Make an exact transcription of the material, leaving out all images.
━━━━━━━━━━
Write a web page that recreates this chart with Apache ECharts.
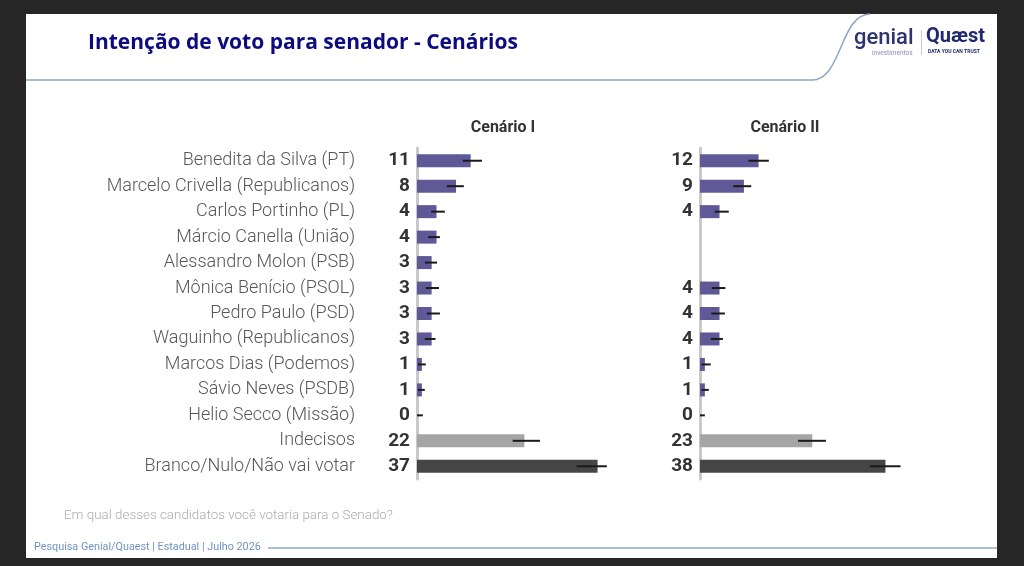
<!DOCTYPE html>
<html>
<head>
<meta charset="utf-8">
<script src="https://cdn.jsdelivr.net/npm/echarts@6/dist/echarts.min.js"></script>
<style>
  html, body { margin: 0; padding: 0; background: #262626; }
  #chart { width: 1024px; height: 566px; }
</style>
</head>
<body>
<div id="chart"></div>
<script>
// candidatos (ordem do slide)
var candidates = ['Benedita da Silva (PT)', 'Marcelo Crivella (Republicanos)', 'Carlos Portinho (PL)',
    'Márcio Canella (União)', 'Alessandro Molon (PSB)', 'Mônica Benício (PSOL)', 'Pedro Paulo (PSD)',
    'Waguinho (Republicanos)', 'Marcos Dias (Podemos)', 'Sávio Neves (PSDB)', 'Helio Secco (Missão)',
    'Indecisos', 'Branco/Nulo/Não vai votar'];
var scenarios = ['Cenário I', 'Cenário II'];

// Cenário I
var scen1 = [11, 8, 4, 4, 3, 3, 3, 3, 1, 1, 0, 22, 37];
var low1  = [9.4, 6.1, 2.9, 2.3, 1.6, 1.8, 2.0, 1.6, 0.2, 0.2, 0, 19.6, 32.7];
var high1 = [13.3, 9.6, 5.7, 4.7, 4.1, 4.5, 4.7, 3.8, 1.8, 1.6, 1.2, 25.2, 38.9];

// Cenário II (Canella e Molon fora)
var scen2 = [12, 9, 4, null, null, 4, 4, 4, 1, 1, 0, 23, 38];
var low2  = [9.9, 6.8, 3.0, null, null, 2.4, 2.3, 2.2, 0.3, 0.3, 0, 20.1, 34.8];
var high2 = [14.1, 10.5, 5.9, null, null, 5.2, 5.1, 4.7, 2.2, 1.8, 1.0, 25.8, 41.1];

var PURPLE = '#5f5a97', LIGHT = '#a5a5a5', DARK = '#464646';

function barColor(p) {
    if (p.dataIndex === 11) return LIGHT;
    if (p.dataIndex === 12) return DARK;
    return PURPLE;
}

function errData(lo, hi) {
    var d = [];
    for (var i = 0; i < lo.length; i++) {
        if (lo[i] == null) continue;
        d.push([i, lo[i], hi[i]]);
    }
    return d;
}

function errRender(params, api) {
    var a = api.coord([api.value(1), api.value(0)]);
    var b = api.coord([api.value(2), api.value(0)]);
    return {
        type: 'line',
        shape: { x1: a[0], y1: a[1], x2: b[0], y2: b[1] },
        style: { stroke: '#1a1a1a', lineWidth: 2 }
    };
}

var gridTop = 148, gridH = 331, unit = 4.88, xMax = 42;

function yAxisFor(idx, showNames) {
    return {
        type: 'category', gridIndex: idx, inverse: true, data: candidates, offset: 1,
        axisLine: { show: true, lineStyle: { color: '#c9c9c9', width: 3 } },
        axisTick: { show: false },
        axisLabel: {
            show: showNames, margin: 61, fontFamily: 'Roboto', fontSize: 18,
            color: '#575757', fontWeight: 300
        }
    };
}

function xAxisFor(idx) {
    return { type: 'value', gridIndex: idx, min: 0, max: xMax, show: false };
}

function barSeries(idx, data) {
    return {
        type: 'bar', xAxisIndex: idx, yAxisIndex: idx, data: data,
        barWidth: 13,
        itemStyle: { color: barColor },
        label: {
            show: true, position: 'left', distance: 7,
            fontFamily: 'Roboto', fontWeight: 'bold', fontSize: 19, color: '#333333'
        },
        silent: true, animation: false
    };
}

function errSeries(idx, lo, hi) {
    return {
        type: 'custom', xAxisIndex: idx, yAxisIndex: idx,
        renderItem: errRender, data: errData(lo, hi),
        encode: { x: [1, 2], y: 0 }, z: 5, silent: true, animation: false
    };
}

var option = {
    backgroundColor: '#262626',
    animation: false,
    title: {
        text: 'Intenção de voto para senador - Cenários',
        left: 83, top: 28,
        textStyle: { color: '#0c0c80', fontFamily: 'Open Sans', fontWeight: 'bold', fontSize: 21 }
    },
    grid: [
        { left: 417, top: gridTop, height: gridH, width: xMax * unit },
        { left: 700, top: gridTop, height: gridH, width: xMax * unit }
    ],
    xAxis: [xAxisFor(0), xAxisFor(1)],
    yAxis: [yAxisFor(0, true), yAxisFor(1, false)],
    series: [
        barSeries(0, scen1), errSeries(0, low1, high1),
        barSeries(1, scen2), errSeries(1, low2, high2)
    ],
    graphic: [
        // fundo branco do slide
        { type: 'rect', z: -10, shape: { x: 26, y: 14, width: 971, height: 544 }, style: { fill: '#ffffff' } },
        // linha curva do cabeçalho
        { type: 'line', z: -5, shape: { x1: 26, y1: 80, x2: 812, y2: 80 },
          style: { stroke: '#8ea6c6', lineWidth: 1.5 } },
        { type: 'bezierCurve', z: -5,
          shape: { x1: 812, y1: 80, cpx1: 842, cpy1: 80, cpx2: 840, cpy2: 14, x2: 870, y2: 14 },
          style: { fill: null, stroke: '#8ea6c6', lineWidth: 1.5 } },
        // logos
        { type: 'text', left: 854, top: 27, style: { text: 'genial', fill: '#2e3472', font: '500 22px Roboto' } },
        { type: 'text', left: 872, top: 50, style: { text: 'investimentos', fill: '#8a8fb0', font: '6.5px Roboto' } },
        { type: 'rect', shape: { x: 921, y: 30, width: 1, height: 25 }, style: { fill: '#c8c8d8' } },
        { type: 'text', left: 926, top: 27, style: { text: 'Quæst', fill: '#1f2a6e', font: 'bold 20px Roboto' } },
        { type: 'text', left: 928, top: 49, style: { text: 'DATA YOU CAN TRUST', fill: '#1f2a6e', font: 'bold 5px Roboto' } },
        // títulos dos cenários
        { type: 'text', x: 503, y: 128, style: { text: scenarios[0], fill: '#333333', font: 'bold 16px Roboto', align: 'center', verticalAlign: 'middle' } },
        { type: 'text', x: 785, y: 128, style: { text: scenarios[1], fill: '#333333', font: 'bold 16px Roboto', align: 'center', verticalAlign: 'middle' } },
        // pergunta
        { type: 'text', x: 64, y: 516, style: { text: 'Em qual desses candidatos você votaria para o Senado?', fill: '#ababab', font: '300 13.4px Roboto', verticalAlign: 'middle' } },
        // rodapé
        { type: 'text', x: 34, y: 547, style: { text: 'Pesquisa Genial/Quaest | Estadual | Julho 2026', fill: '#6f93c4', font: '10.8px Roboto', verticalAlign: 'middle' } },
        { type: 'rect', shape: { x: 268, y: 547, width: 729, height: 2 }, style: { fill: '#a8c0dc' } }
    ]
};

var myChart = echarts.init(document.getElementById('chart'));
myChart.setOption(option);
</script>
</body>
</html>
━━━━━━━━━━
_EXERCISE OUTPUT_
Write a web page that recreates this chart with Apache ECharts.
<!DOCTYPE html>
<html>
<head>
<meta charset="utf-8">
<script src="https://cdn.jsdelivr.net/npm/echarts@6/dist/echarts.min.js"></script>
<style>
  html, body { margin: 0; padding: 0; background: #262626; }
  #chart { width: 1024px; height: 566px; }
</style>
</head>
<body>
<div id="chart"></div>
<script>
// candidatos (ordem do slide)
var candidates = ['Benedita da Silva (PT)', 'Marcelo Crivella (Republicanos)', 'Carlos Portinho (PL)',
    'Márcio Canella (União)', 'Alessandro Molon (PSB)', 'Mônica Benício (PSOL)', 'Pedro Paulo (PSD)',
    'Waguinho (Republicanos)', 'Marcos Dias (Podemos)', 'Sávio Neves (PSDB)', 'Helio Secco (Missão)',
    'Indecisos', 'Branco/Nulo/Não vai votar'];
var scenarios = ['Cenário I', 'Cenário II'];

// Cenário I
var scen1 = [11, 8, 4, 4, 3, 3, 3, 3, 1, 1, 0, 22, 37];
var low1  = [9.4, 6.1, 2.9, 2.3, 1.6, 1.8, 2.0, 1.6, 0.2, 0.2, 0, 19.6, 32.7];
var high1 = [13.3, 9.6, 5.7, 4.7, 4.1, 4.5, 4.7, 3.8, 1.8, 1.6, 1.2, 25.2, 38.9];

// Cenário II (Canella e Molon fora)
var scen2 = [12, 9, 4, null, null, 4, 4, 4, 1, 1, 0, 23, 38];
var low2  = [9.9, 6.8, 3.0, null, null, 2.4, 2.3, 2.2, 0.3, 0.3, 0, 20.1, 34.8];
var high2 = [14.1, 10.5, 5.9, null, null, 5.2, 5.1, 4.7, 2.2, 1.8, 1.0, 25.8, 41.1];

var PURPLE = '#5f5a97', LIGHT = '#a5a5a5', DARK = '#464646';

function barColor(p) {
    if (p.dataIndex === 11) return LIGHT;
    if (p.dataIndex === 12) return DARK;
    return PURPLE;
}

function errData(lo, hi) {
    var d = [];
    for (var i = 0; i < lo.length; i++) {
        if (lo[i] == null) continue;
        d.push([i, lo[i], hi[i]]);
    }
    return d;
}

function errRender(params, api) {
    var a = api.coord([api.value(1), api.value(0)]);
    var b = api.coord([api.value(2), api.value(0)]);
    return {
        type: 'line',
        shape: { x1: a[0], y1: a[1], x2: b[0], y2: b[1] },
        style: { stroke: '#1a1a1a', lineWidth: 2 }
    };
}

var gridTop = 148, gridH = 331, unit = 4.88, xMax = 42;

function yAxisFor(idx, showNames) {
    return {
        type: 'category', gridIndex: idx, inverse: true, data: candidates, offset: 1,
        axisLine: { show: true, lineStyle: { color: '#c9c9c9', width: 3 } },
        axisTick: { show: false },
        axisLabel: {
            show: showNames, margin: 61, fontFamily: 'Roboto', fontSize: 18,
            color: '#575757', fontWeight: 300
        }
    };
}

function xAxisFor(idx) {
    return { type: 'value', gridIndex: idx, min: 0, max: xMax, show: false };
}

function barSeries(idx, data) {
    return {
        type: 'bar', xAxisIndex: idx, yAxisIndex: idx, data: data,
        barWidth: 13,
        itemStyle: { color: barColor },
        label: {
            show: true, position: 'left', distance: 7,
            fontFamily: 'Roboto', fontWeight: 'bold', fontSize: 19, color: '#333333'
        },
        silent: true, animation: false
    };
}

function errSeries(idx, lo, hi) {
    return {
        type: 'custom', xAxisIndex: idx, yAxisIndex: idx,
        renderItem: errRender, data: errData(lo, hi),
        encode: { x: [1, 2], y: 0 }, z: 5, silent: true, animation: false
    };
}

var option = {
    backgroundColor: '#262626',
    animation: false,
    title: {
        text: 'Intenção de voto para senador - Cenários',
        left: 83, top: 28,
        textStyle: { color: '#0c0c80', fontFamily: 'Open Sans', fontWeight: 'bold', fontSize: 21 }
    },
    grid: [
        { left: 417, top: gridTop, height: gridH, width: xMax * unit },
        { left: 700, top: gridTop, height: gridH, width: xMax * unit }
    ],
    xAxis: [xAxisFor(0), xAxisFor(1)],
    yAxis: [yAxisFor(0, true), yAxisFor(1, false)],
    series: [
        barSeries(0, scen1), errSeries(0, low1, high1),
        barSeries(1, scen2), errSeries(1, low2, high2)
    ],
    graphic: [
        // fundo branco do slide
        { type: 'rect', z: -10, shape: { x: 26, y: 14, width: 971, height: 544 }, style: { fill: '#ffffff' } },
        // linha curva do cabeçalho
        { type: 'line', z: -5, shape: { x1: 26, y1: 80, x2: 812, y2: 80 },
          style: { stroke: '#8ea6c6', lineWidth: 1.5 } },
        { type: 'bezierCurve', z: -5,
          shape: { x1: 812, y1: 80, cpx1: 842, cpy1: 80, cpx2: 840, cpy2: 14, x2: 870, y2: 14 },
          style: { fill: null, stroke: '#8ea6c6', lineWidth: 1.5 } },
        // logos
        { type: 'text', left: 854, top: 27, style: { text: 'genial', fill: '#2e3472', font: '500 22px Roboto' } },
        { type: 'text', left: 872, top: 50, style: { text: 'investimentos', fill: '#8a8fb0', font: '6.5px Roboto' } },
        { type: 'rect', shape: { x: 921, y: 30, width: 1, height: 25 }, style: { fill: '#c8c8d8' } },
        { type: 'text', left: 926, top: 27, style: { text: 'Quæst', fill: '#1f2a6e', font: 'bold 20px Roboto' } },
        { type: 'text', left: 928, top: 49, style: { text: 'DATA YOU CAN TRUST', fill: '#1f2a6e', font: 'bold 5px Roboto' } },
        // títulos dos cenários
        { type: 'text', x: 503, y: 128, style: { text: scenarios[0], fill: '#333333', font: 'bold 16px Roboto', align: 'center', verticalAlign: 'middle' } },
        { type: 'text', x: 785, y: 128, style: { text: scenarios[1], fill: '#333333', font: 'bold 16px Roboto', align: 'center', verticalAlign: 'middle' } },
        // pergunta
        { type: 'text', x: 64, y: 516, style: { text: 'Em qual desses candidatos você votaria para o Senado?', fill: '#ababab', font: '300 13.4px Roboto', verticalAlign: 'middle' } },
        // rodapé
        { type: 'text', x: 34, y: 547, style: { text: 'Pesquisa Genial/Quaest | Estadual | Julho 2026', fill: '#6f93c4', font: '10.8px Roboto', verticalAlign: 'middle' } },
        { type: 'rect', shape: { x: 268, y: 547, width: 729, height: 2 }, style: { fill: '#a8c0dc' } }
    ]
};

var myChart = echarts.init(document.getElementById('chart'));
myChart.setOption(option);
</script>
</body>
</html>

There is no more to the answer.